The U.S. Department of Justice’s (DOJ) indictment against the Tornado Cash developers, filed Wednesday, is indicative of the government’s seeming disdain for privacy according to Miller Whitehouse-Levine, CEO of the DeFi Education Fund, and Amanda Tuminelli, chief legal officer of the DeFi Education Fund. In the last century, the world has changed drastically, making almost every one of our daily activities far less private than ever before. With the enactment of the Bank Secrecy Act in 1970, financial institutions have to engage in record-keeping and reporting to assist the government in its efforts to prevent money laundering, and as a result, most of the information we provide to our banks can easily be viewed by the government.

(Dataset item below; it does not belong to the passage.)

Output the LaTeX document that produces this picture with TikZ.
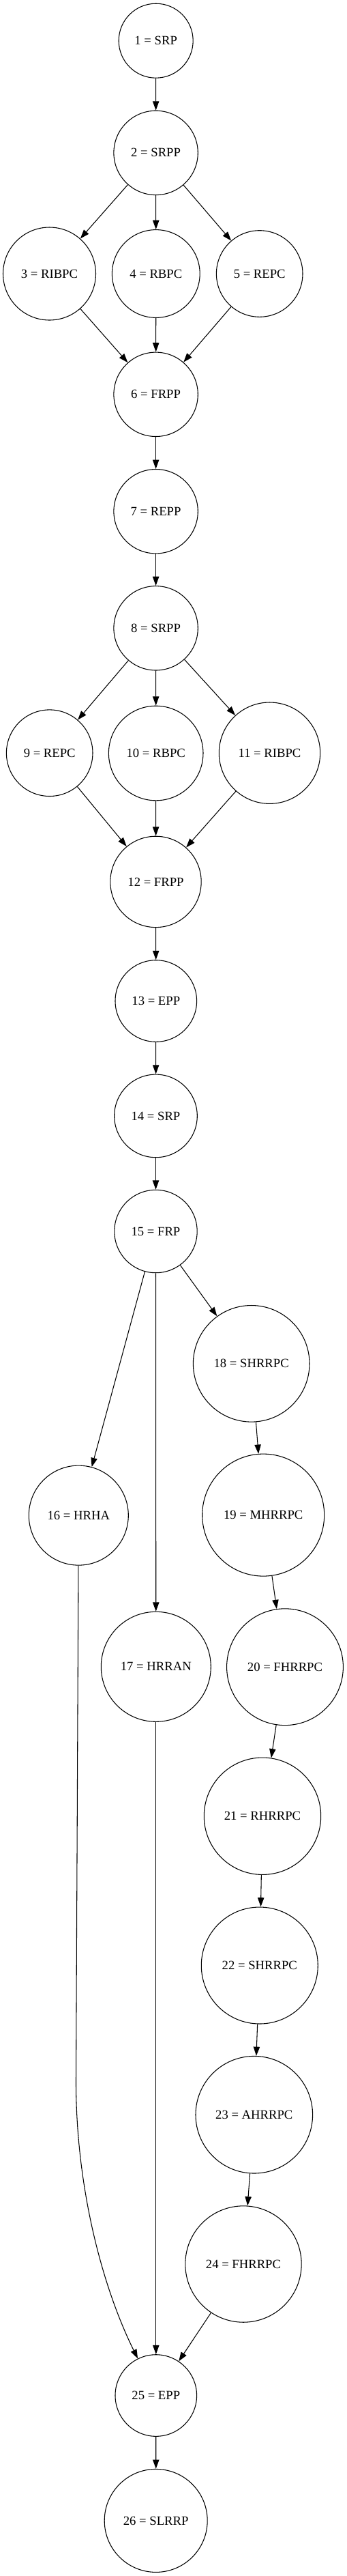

John Doe subpoenas to financial institutions allow the government to obtain huge swaths of information (including purchase and spending history) without a court-ordered search warrant, without needing to reveal what crimes are being investigated or whether the personal information relates to a target, subject, or witness. This has given the government much more insight and powers of preemptive surveillance into our financial lives.
The government’s overly simplistic assumption that an individual’s desire to keep the details of their life private means they’re engaging in wrongdoing is not supported by the law or the reality of why privacy is so important to countless law-abiding citizens in their everyday lives. This is why our constitution proscribes the ability of the government to access otherwise private information unless there is a legitimate government interest or compelling need to intrude on Fourth Amendment rights.
The privacy debate is decades old and there will always be an inherent tension in balancing the individual’s right to privacy with the government’s legitimate need to cabin privacy rights in certain circumstances to prevent crime or serve an important government interest. New technologies like encrypted electronic communications or apps that enable anonymous payments complicate the matter, and call for new rules which require engagement with, curiosity, and education about the technology’s pitfalls and benefits.